Ah, Phantasy Star. Where to begin?
Someday I’ll do a proper review. For now I’m going to say this: Phantasy Star is the Best 8bit RPG by far. It’s still my favorite RPG and it’s my all time favorite video game. I know, it’s a tough call. If you had to pick only one video game; what would you chose as your favorite?
I honestly believe that Phantasy Star is so good that it rivals the best 16bit RPGs for the Genesis and Super Nintendo. That’s how far ahead of it’s time it was. I’m not going to say it’s better than this game or that game but if you’re into retro RPG’s you really should not miss out on Phantasy Star. I played it when it was brand new, I had a great time and I’m full of nostalgia for the game so I know I can’t help but be a bit biased. But when I focus and try to be as objective as I can I still come up with the judgment that this game is a Mater Piece (did you see what I did there? …cause it’s a Master System game).
The game pictured is my copy and not the new purchase. And again the above gameplay just shows the basics of the game. I loaded a save file from my cartridge that belongs to the previous owner. You can sample the visuals, music and sounds as well as see towns, combat, travel and dungeons. The core mechanics are very much like most RPG’s of the era. A lot of grinding to level, finding party members and quests, buying better gear and exploring. Phantasy Star does everything well and in some cases really outshines the rest. If I had to pick one thing it did better I’d have to say Phantasy Star did a beautiful job at feeling like an open world game. You didn’t just travel from one area to the next. Often when you left a region it was not forgotten and never used again. Some places remained important beyond your first encounter with them. And sometimes you could enter areas that technically were not the next place you were suppose to go. This made the game feel bigger than it was and made exploration so much more fun and engaging.

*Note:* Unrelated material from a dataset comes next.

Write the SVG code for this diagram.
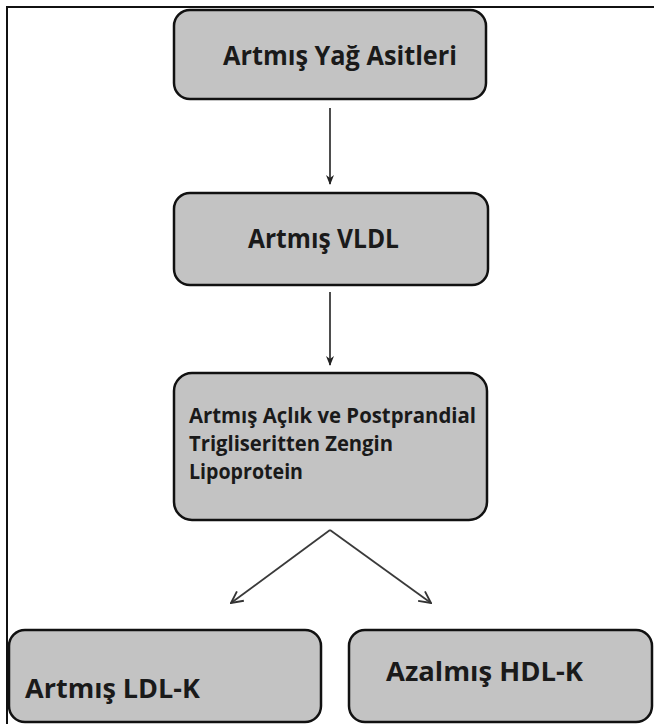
<svg xmlns="http://www.w3.org/2000/svg" width="654" height="724" viewBox="0 0 654 724">
<defs>
<style>
.box{fill:#c3c3c3;stroke:#111;stroke-width:2.5}
.t{font-family:"Open Sans","Liberation Sans",sans-serif;font-weight:700;fill:#1a1a1a}
.c{stroke:#3a3a3a;stroke-width:1.8;fill:none}
</style>
<marker id="ah" viewBox="0 0 10 10" refX="9" refY="5" markerWidth="10" markerHeight="10" markerUnits="userSpaceOnUse" orient="auto">
<path d="M0,1 L10,5 L0,9 L3,5 Z" fill="#222"/>
</marker>
<marker id="av" viewBox="0 0 12 12" refX="11" refY="6" markerWidth="14" markerHeight="14" markerUnits="userSpaceOnUse" orient="auto">
<path d="M1,1 L11,6 L1,11" fill="none" stroke="#333" stroke-width="1.6"/>
</marker>
</defs>
<rect width="654" height="724" fill="#fff"/>
<path d="M7,724 V7 H654" fill="none" stroke="#111" stroke-width="2"/>
<g id="connectors">
<line class="c" x1="330" y1="108" x2="330" y2="184" marker-end="url(#ah)"/>
<line class="c" x1="330" y1="292" x2="330" y2="365" marker-end="url(#ah)"/>
<line class="c" x1="330" y1="530" x2="231" y2="603" marker-end="url(#av)"/>
<line class="c" x1="330" y1="530" x2="431" y2="603" marker-end="url(#av)"/>
</g>
<g id="n1">
<rect class="box" x="174" y="10" width="312" height="89" rx="16"/>
<text class="t" x="223" y="65" font-size="27" textLength="234" lengthAdjust="spacingAndGlyphs">Artmış Yağ Asitleri</text>
</g>
<g id="n2">
<rect class="box" x="174" y="193" width="314" height="92" rx="16"/>
<text class="t" x="248" y="248" font-size="27" textLength="151" lengthAdjust="spacingAndGlyphs">Artmış VLDL</text>
</g>
<g id="n3">
<rect class="box" x="174" y="373" width="313" height="147" rx="18"/>
<text class="t" font-size="21">
<tspan x="189" y="423" textLength="287" lengthAdjust="spacingAndGlyphs">Artmış Açlık ve Postprandial</tspan>
<tspan x="189" y="451" textLength="204" lengthAdjust="spacingAndGlyphs">Trigliseritten Zengin</tspan>
<tspan x="189" y="479" textLength="114" lengthAdjust="spacingAndGlyphs">Lipoprotein</tspan>
</text>
</g>
<g id="n4">
<rect class="box" x="9" y="630" width="312" height="92" rx="16"/>
<text class="t" x="25" y="698" font-size="27" textLength="175" lengthAdjust="spacingAndGlyphs">Artmış LDL-K</text>
</g>
<g id="n5">
<rect class="box" x="349" y="630" width="303" height="92" rx="16"/>
<text class="t" x="386" y="681" font-size="27" textLength="197" lengthAdjust="spacingAndGlyphs">Azalmış HDL-K</text>
</g>
</svg>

The first companion you may or may not find will not be the first to join your group. You might find Odin first but you wont be able to free him until you find Myau who’s not even on the same planet you start on. You’ll soon discover that Odin was turned to stone by Medusa but you wont encounter Medusa for a very long time. Important plot pieces feel connected and logical not just sequential.

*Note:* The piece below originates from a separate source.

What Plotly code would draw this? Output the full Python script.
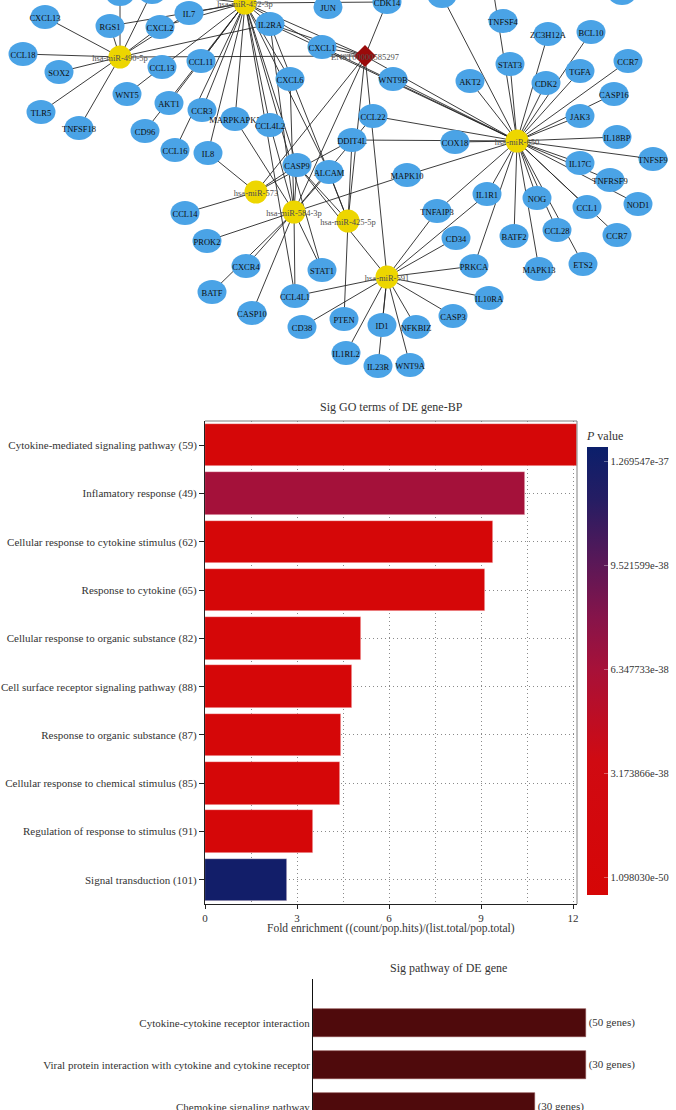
import plotly.graph_objects as go

W, H = 676, 1110
SERIF = "Liberation Serif"

# ---------------- network data ----------------
gene_ids = ["CXCL13", "RGS1", "IL7", "CXCL2", "JUN", "IL2RA", "CXCL1", "CDK14", "CCL18", "SOX2",
            "CCL13", "CCL11", "CXCL6", "WNT5", "TLR5", "AKT1", "CCR3", "MARPKAPK5", "CCL4L2", "TNFSF18",
            "CD96", "CCL16", "IL8", "CASP9", "ALCAM", "TNFSF4", "ZC3H12A", "BCL10", "CCR7", "WNT9B",
            "STAT3", "AKT2", "CDK2", "TGFA", "CASP16", "JAK3", "CCL22", "DDIT4L", "COX18", "IL18BP",
            "TNFSF9", "IL17C", "TNFRSF9", "MAPK10", "IL1R1", "NOG", "NOD1", "CCL1", "TNFAIP3", "CD34",
            "BATF2", "CCL28", "CCR7_b", "PRKCA", "MAPK13", "ETS2", "IL10RA", "CASP3", "PTEN", "ID1",
            "NFKBIZ", "IL1RL2", "IL23R", "WNT9A", "CCL14", "PROK2", "CXCR4", "STAT1", "BATF", "CCL4L1",
            "CASP10", "CD38", "TOP1", "TOP2", "TOP3", "TOP4", "TOP5"]
gene_labels = ["CXCL13", "RGS1", "IL7", "CXCL2", "JUN", "IL2RA", "CXCL1", "CDK14", "CCL18", "SOX2",
               "CCL13", "CCL11", "CXCL6", "WNT5", "TLR5", "AKT1", "CCR3", "MARPKAPK5", "CCL4L2", "TNFSF18",
               "CD96", "CCL16", "IL8", "CASP9", "ALCAM", "TNFSF4", "ZC3H12A", "BCL10", "CCR7", "WNT9B",
               "STAT3", "AKT2", "CDK2", "TGFA", "CASP16", "JAK3", "CCL22", "DDIT4L", "COX18", "IL18BP",
               "TNFSF9", "IL17C", "TNFRSF9", "MAPK10", "IL1R1", "NOG", "NOD1", "CCL1", "TNFAIP3", "CD34",
               "BATF2", "CCL28", "CCR7", "PRKCA", "MAPK13", "ETS2", "IL10RA", "CASP3", "PTEN", "ID1",
               "NFKBIZ", "IL1RL2", "IL23R", "WNT9A", "CCL14", "PROK2", "CXCR4", "STAT1", "BATF", "CCL4L1",
               "CASP10", "CD38", "", "", "", "", ""]
gene_x = [45, 110, 189, 160, 328, 270, 322, 387, 23, 59,
          162, 201, 290, 127, 41, 169, 202, 235, 270, 79,
          145, 175, 208, 297, 329, 503, 548, 591, 628, 393,
          510, 470, 546, 580, 614, 580, 373, 352, 455, 617,
          653, 580, 610, 407, 487, 537, 638, 587, 437, 456,
          514, 557, 617, 474, 539, 583, 489, 453, 344, 382,
          416, 346, 378, 410, 185, 207, 246, 322, 212, 295,
          252, 302, 120, 152, 442, 490, 622]
gene_y = [17, 26, 13, 27, 7, 24, 47, 2, 54, 72,
          67, 61, 79, 94, 112, 103, 110, 119, 125, 128,
          131, 150, 153, 165, 172, 21, 34, 32, 61, 79,
          64, 81, 83, 71, 94, 116, 116, 140, 142, 137,
          159, 163, 180, 175, 194, 198, 204, 207, 211, 238,
          236, 230, 235, 266, 269, 264, 298, 316, 319, 325,
          327, 353, 366, 365, 213, 241, 266, 270, 292, 296,
          313, 327, -6, -8, -4, -30, -7]

mirna_names = ["hsa-miR-490-5p", "hsa-miR-452-3p", "hsa-miR-650", "hsa-miR-573",
               "hsa-miR-584-3p", "hsa-miR-425-5p", "hsa-miR-591"]
mirna_x = [120, 245, 517, 256, 294, 348, 387]
mirna_y = [57, 3, 141, 192, 212, 221, 277]

lnc_names = ["ENST00000585297"]
lnc_x = [365]
lnc_y = [56]

edges_mir490 = ["CXCL13", "RGS1", "CCL18", "SOX2", "TLR5", "TNFSF18", "IL7", "CXCL2", "IL2RA",
                "TOP1", "TOP2"]
edges_mir452 = ["IL7", "RGS1", "CXCL2", "WNT5", "CD96", "AKT1", "CCL16", "CCL11", "CCR3", "MARPKAPK5",
                "IL8", "CCL4L2", "CXCL6", "CASP9", "ALCAM", "CXCL1", "IL2RA", "CDK14", "CCL4L1", "STAT1",
                "TOP2"]
edges_mir650 = ["COX18", "DDIT4L", "CCL22", "WNT9B", "CXCL1", "IL2RA", "AKT2", "TOP3", "TOP4", "STAT3",
                "ZC3H12A", "CDK2", "BCL10", "TGFA", "CCR7", "CASP16", "JAK3", "IL18BP", "TNFSF9",
                "IL17C", "TNFRSF9", "NOD1", "CCL1", "CCR7_b", "ETS2", "CCL28", "MAPK13", "BATF2", "NOG",
                "IL1R1", "TNFAIP3", "MAPK10", "PRKCA"]
edges_mir573 = ["IL8", "CCL14", "DDIT4L", "CASP9"]
edges_mir584 = ["PROK2", "CXCR4", "BATF", "CASP10", "CCL4L1", "STAT1", "CASP9", "ALCAM", "CCL4L2",
                "MARPKAPK5", "CCL22", "MAPK10", "IL2RA", "CXCL6"]
edges_mir425 = ["CASP9", "ALCAM", "PTEN", "DDIT4L", "IL2RA"]
edges_mir591 = ["TNFAIP3", "CD34", "IL1R1", "PRKCA", "IL10RA", "CASP3", "NFKBIZ", "WNT9A", "IL23R",
                "ID1", "IL1RL2", "CD38", "CCL4L1", "CASP9"]
edges_lnc = ["CDK14", "CXCL1", "IL2RA", "hsa-miR-490-5p", "hsa-miR-452-3p", "hsa-miR-650",
             "hsa-miR-573", "hsa-miR-584-3p", "hsa-miR-425-5p", "hsa-miR-591"]

# ---------------- GO data ----------------
go_terms = ["Cytokine-mediated signaling pathway (59)", "Inflamatory response (49)",
            "Cellular response to cytokine stimulus (62)", "Response to cytokine (65)",
            "Cellular response to organic substance (82)", "Cell surface receptor signaling pathway (88)",
            "Response to organic substance (87)", "Cellular response to chemical stimulus (85)",
            "Regulation of response to stimulus (91)", "Signal transduction (101)"]
go_fold = [12.13, 10.45, 9.38, 9.14, 5.08, 4.79, 4.44, 4.40, 3.52, 2.66]
go_pvalue = [1.098030e-50, 6.5e-38, 1.0e-47, 3.0e-47, 2.0e-44, 5.0e-44, 1.0e-43, 2.0e-43, 1.0e-42,
             1.269547e-37]
cb_ticks = [1.269547e-37, 9.521599e-38, 6.347733e-38, 3.173866e-38, 1.098030e-50]
cb_labels = ["1.269547e-37", "9.521599e-38", "6.347733e-38", "3.173866e-38", "1.098030e-50"]
go_xticks = [0, 3, 6, 9, 12]

# ---------------- pathway data ----------------
path_terms = ["Cytokine-cytokine receptor interaction",
              "Viral protein interaction with cytokine and cytokine receptor",
              "Chemokine signaling pathway"]
path_score = [10.0, 10.0, 8.14]
path_genes = ["(50 genes)", "(30 genes)", "(30 genes)"]

# ---------------- build figure ----------------
pos = {}
for n, x, y in zip(gene_ids, gene_x, gene_y):
    pos[n] = (x, y)
for n, x, y in zip(mirna_names, mirna_x, mirna_y):
    pos[n] = (x, y)
for n, x, y in zip(lnc_names, lnc_x, lnc_y):
    pos[n] = (x, y)

edge_pairs = []
for hub, lst in [("hsa-miR-490-5p", edges_mir490), ("hsa-miR-452-3p", edges_mir452),
                 ("hsa-miR-650", edges_mir650), ("hsa-miR-573", edges_mir573),
                 ("hsa-miR-584-3p", edges_mir584), ("hsa-miR-425-5p", edges_mir425),
                 ("hsa-miR-591", edges_mir591), (lnc_names[0], edges_lnc)]:
    for t in lst:
        edge_pairs.append((hub, t))

ex, ey = [], []
for a, b in edge_pairs:
    ex += [pos[a][0], pos[b][0], None]
    ey += [pos[a][1], pos[b][1], None]

fig = go.Figure()
fig.add_trace(go.Scatter(x=ex, y=ey, mode="lines", line=dict(color="#262626", width=0.9),
                         hoverinfo="skip", showlegend=False, xaxis="x", yaxis="y"))

shapes = []
RX, RY = 14.5, 12
for n, lab, x, y in zip(gene_ids, gene_labels, gene_x, gene_y):
    shapes.append(dict(type="circle", xref="x", yref="y", x0=x - RX, x1=x + RX, y0=y - RY, y1=y + RY,
                       fillcolor="#4AA3E6", line=dict(width=0), layer="above",
                       label=dict(text=lab, font=dict(family=SERIF, size=8.5, color="#0d0d0d"),
                                  textposition="middle center")))
for n, x, y in zip(mirna_names, mirna_x, mirna_y):
    shapes.append(dict(type="circle", xref="x", yref="y", x0=x - 11.5, x1=x + 11.5, y0=y - 11.5,
                       y1=y + 11.5, fillcolor="#EDD600", line=dict(width=0), layer="above",
                       label=dict(text=n, font=dict(family=SERIF, size=8.5, color="#505050"),
                                  textposition="middle center")))
for n, x, y in zip(lnc_names, lnc_x, lnc_y):
    shapes.append(dict(type="path", xref="x", yref="y",
                       path=f"M {x},{y - 11} L {x + 11},{y} L {x},{y + 11} L {x - 11},{y} Z",
                       fillcolor="#9A0A0A", line=dict(width=0), layer="above",
                       label=dict(text=n, font=dict(family=SERIF, size=8.5, color="#505050"),
                                  textposition="middle center")))

# frame of GO plot (top and right)
shapes.append(dict(type="line", xref="x2 domain", yref="y2 domain", x0=0, x1=1, y0=1, y1=1,
                   line=dict(color="#808080", width=1), layer="above"))
shapes.append(dict(type="line", xref="x2 domain", yref="y2 domain", x0=1, x1=1, y0=0, y1=1,
                   line=dict(color="#808080", width=1), layer="above"))

# GO bars
cmin = -5.3e-39
cmax = 1.314e-37
fig.add_trace(go.Bar(x=go_fold, y=go_terms, orientation="h", width=0.88,
                     marker=dict(color=go_pvalue, coloraxis="coloraxis",
                                 line=dict(color="rgba(255,230,230,0.7)", width=0.6)),
                     xaxis="x2", yaxis="y2", showlegend=False, hoverinfo="skip"))

# pathway bars
fig.add_trace(go.Bar(x=path_score, y=list(range(len(path_terms))), orientation="h", width=0.66,
                     marker=dict(color="#4F0A0C", line=dict(color="#8A4A4A", width=0.6)),
                     text=path_genes, textposition="outside", cliponaxis=False,
                     textfont=dict(family=SERIF, size=11, color="#333333"),
                     xaxis="x3", yaxis="y3", showlegend=False, hoverinfo="skip"))

tick_font = dict(family=SERIF, size=11, color="#333333")
DOTS = "1px,3px"

fig.update_layout(
    width=W, height=H, margin=dict(l=0, r=0, t=0, b=0, autoexpand=False),
    paper_bgcolor="white", plot_bgcolor="white",
    font=dict(family=SERIF, color="#333333"),
    bargap=0,
    xaxis=dict(domain=[0, 1], range=[0, W], visible=False, fixedrange=True),
    yaxis=dict(domain=[1 - 385 / H, 1], range=[385, 0], visible=False, fixedrange=True, anchor="x"),
    xaxis2=dict(domain=[205 / W, 577 / W], anchor="y2", range=[0, 12.13], tickvals=go_xticks,
                ticks="outside", ticklen=4, tickcolor="#222", showline=True, linecolor="#222",
                showgrid=True, gridcolor="#8a8a8a", griddash=DOTS, gridwidth=1, zeroline=False,
                minor=dict(dtick=1.5, tick0=0, showgrid=True, gridcolor="#8a8a8a", griddash=DOTS,
                           ticks=""),
                tickfont=tick_font),
    yaxis2=dict(domain=[1 - 904 / H, 1 - 421 / H], anchor="x2", type="category",
                categoryorder="array", categoryarray=go_terms, autorange="reversed",
                ticks="outside", ticklen=5, tickcolor="#222", showline=True, linecolor="#222",
                showgrid=True, gridcolor="#8a8a8a", griddash=DOTS, zeroline=False,
                tickfont=tick_font),
    xaxis3=dict(domain=[313 / W, 587 / W], anchor="y3", range=[0, 10.05], visible=False),
    yaxis3=dict(domain=[0, 1 - 979 / H], anchor="x3", range=[2.07, -1.05], tickvals=[0, 1, 2],
                ticktext=path_terms, ticks="", showline=True, linecolor="#111", showgrid=False,
                zeroline=False, tickfont=tick_font, ticklabeloverflow="allow"),
    coloraxis=dict(
        cmin=cmin, cmax=cmax,
        colorscale=[[0, "#D60606"], [0.3, "#D00A12"], [0.5, "#A81138"], [0.62, "#86144A"],
                    [0.75, "#571858"], [0.88, "#261D63"], [1, "#0B1F6B"]],
        colorbar=dict(x=587 / W, xanchor="left", y=1 - 428 / H, yanchor="top", len=467,
                      lenmode="pixels", thickness=21, thicknessmode="pixels", outlinewidth=0,
                      xpad=0, ypad=0, tickvals=cb_ticks, ticktext=cb_labels, ticks="inside",
                      ticklen=4, tickcolor="rgba(255,255,255,0.35)",
                      tickfont=dict(family=SERIF, size=10.5, color="#333333"),
                      title=dict(text="<i>P</i> value", side="top",
                                 font=dict(family=SERIF, size=12, color="#333333"))),
    ),
    shapes=shapes,
    annotations=[
        dict(text="Sig GO terms of DE gene-BP", x=391 / W, y=1 - 407 / H, xref="paper", yref="paper",
             showarrow=False, font=dict(family=SERIF, size=12, color="#333333"),
             xanchor="center", yanchor="middle"),
        dict(text="Fold enrichment ((count/pop.hits)/(list.total/pop.total)", x=391 / W,
             y=1 - 928 / H, xref="paper", yref="paper", showarrow=False,
             font=dict(family=SERIF, size=11.5, color="#333333"), xanchor="center", yanchor="middle"),
        dict(text="Sig pathway of DE gene", x=448 / W, y=1 - 968 / H, xref="paper", yref="paper",
             showarrow=False, font=dict(family=SERIF, size=12, color="#333333"),
             xanchor="center", yanchor="middle"),
    ],
)

fig.write_html("out.html", config={"displayModeBar": False},
               post_script="document.body.style.margin='0';")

Other very cool features are the 3D dungeons, backgrounds in encounters that match the terrain you were on and monsters that move and do something when they attack you. Some even have multiple animation for different attacks.

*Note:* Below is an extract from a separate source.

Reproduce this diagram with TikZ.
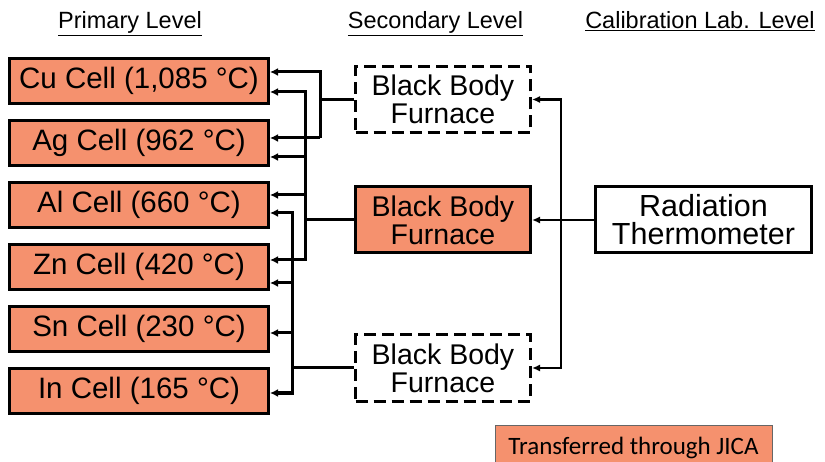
\documentclass[tikz,border=0pt]{standalone}
\usepackage{fontspec}
\setmainfont{Liberation Sans}
\newfontfamily\jicafont{Carlito}
\usetikzlibrary{arrows.meta}
\definecolor{salmon}{RGB}{245,145,110}
\begin{document}
\begin{tikzpicture}[x=1pt,y=-1pt,
  cell/.style={draw=black, line width=3pt, fill=salmon, minimum width=259pt, minimum height=45pt, inner sep=0pt, font=\fontsize{29.5}{29.5}\selectfont},
  furn/.style={draw=black, line width=3pt, minimum width=175pt, minimum height=66pt, inner sep=0pt, align=center, font=\fontsize{28.5}{28}\selectfont},
  dashbox/.style={furn, dash pattern=on 12pt off 6pt},
  title/.style={anchor=base, font=\fontsize{23.5}{28}\selectfont},
  ln/.style={line width=3pt},
  arr/.style={line width=3pt, -{Latex[length=8pt,width=8pt]}},
  rarr/.style={line width=2.5pt, -{Latex[length=8pt,width=7pt]}},
  jica/.style={draw=black!60, line width=1pt, fill=salmon, minimum width=277pt, minimum height=45pt, inner sep=0pt, anchor=north, font=\jicafont\fontsize{25}{28}\selectfont}
]
\useasboundingbox (0,0) rectangle (825,462);

% titles
\node[title] (t1) at (130,29) {\underline{Primary Level}};
\node[title] (t2) at (435.5,29) {\underline{Secondary Level}};
\node[title] (t3) at (700,29) {\underline{Calibration Lab. Level}};

% primary cells
\node[cell] (cu) at (139,81) {Cu Cell (1,085 °C)};
\node[cell] (ag) at (139,143) {Ag Cell (962 °C)};
\node[cell] (al) at (139,205) {Al Cell (660 °C)};
\node[cell] (zn) at (139,267) {Zn Cell (420 °C)};
\node[cell] (sn) at (139,329) {Sn Cell (230 °C)};
\node[cell] (inc) at (139,391) {In Cell (165 °C)};

% secondary furnaces
\node[dashbox] (f1) at (443,99.5) {Black Body\\Furnace};
\node[furn, fill=salmon] (f2) at (443,220) {Black Body\\Furnace};
\node[dashbox] (f3) at (443,368) {Black Body\\Furnace};

% calibration lab
\node[furn, minimum width=216pt, font=\fontsize{30.5}{28}\selectfont] (th) at (703.5,220) {Radiation\\Thermometer};

% JICA legend
\node[jica] (leg) at (633.5,425) {Transferred through JICA};

% arrow end points on the cells
\coordinate (cu1) at ([yshift=9pt]cu.east);
\coordinate (cu2) at ([yshift=-11pt]cu.east);
\coordinate (ag1) at ([yshift=5pt]ag.east);
\coordinate (ag2) at ([yshift=-14pt]ag.east);
\coordinate (al1) at ([yshift=10pt]al.east);
\coordinate (al2) at ([yshift=-8pt]al.east);
\coordinate (zn1) at ([yshift=7pt]zn.east);
\coordinate (zn2) at ([yshift=-16pt]zn.east);
\coordinate (sn1) at ([yshift=-4pt]sn.east);
\coordinate (in1) at ([yshift=-2pt]inc.east);

% bus positions
\coordinate (bA) at (320,0);
\coordinate (bB) at (305,0);
\coordinate (bC) at (292,0);
\coordinate (bR) at (561,0);

% bus A (top furnace)
\draw[ln] (f1.west) -- (f1.west -| bA);
\draw[arr] (ag1 -| bA) -- (cu1 -| bA) -- (cu1);
\draw[arr] (ag1 -| bA) -- (ag1);

% bus B (middle furnace)
\draw[ln] (f2.west) -- (f2.west -| bB);
\draw[arr] (zn1 -| bB) -- (cu2 -| bB) -- (cu2);
\draw[arr] (ag2 -| bB) -- (ag2);
\draw[arr] (al1 -| bB) -- (al1);
\draw[arr] (cu2 -| bB) -- (zn1 -| bB) -- (zn1);

% bus C (bottom furnace)
\draw[ln] (f3.west) -- (f3.west -| bC);
\draw[arr] (in1 -| bC) -- (al2 -| bC) -- (al2);
\draw[arr] (zn2 -| bC) -- (zn2);
\draw[arr] (sn1 -| bC) -- (sn1);
\draw[arr] (al2 -| bC) -- (in1 -| bC) -- (in1);

% right side
\draw[rarr] (th.west) -- (f2.east);
\draw[rarr] (f3.east -| bR) -- (f1.east -| bR) -- (f1.east);
\draw[rarr] (f1.east -| bR) -- (f3.east -| bR) -- (f3.east);
\end{tikzpicture}
\end{document}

Turns out I already have Gauntlet IV for the Genesis. I thought I had it for the Japanese Mega Drive which is why I bought this one (new one pictured above). So three of the 5 purchases are games that I already have. If I could do it again I would have skipped Gauntlet IV but the rest are doubles that I’m happy to have. Anyone want to trade for a Gauntlet IV?
Normally I only want to get games which I consider are in Excellent condition and only the versions that are in clam shell cases (when there is an option). For the Genesis version of Stormlord I don’t know if there is clam shell case version so I was willing to buy this cardboard case version. If cardboard is the only version I think it will be hard to find a copy in better shape even though this one is just Good. I’ll do a proper post for Gauntlet IV and Stormlord later. I just wanted to mention them because I found all five games at the same store. It’s so rare to find games out in the wild vs. online. And I had a lot of fun shopping for these games during my visit.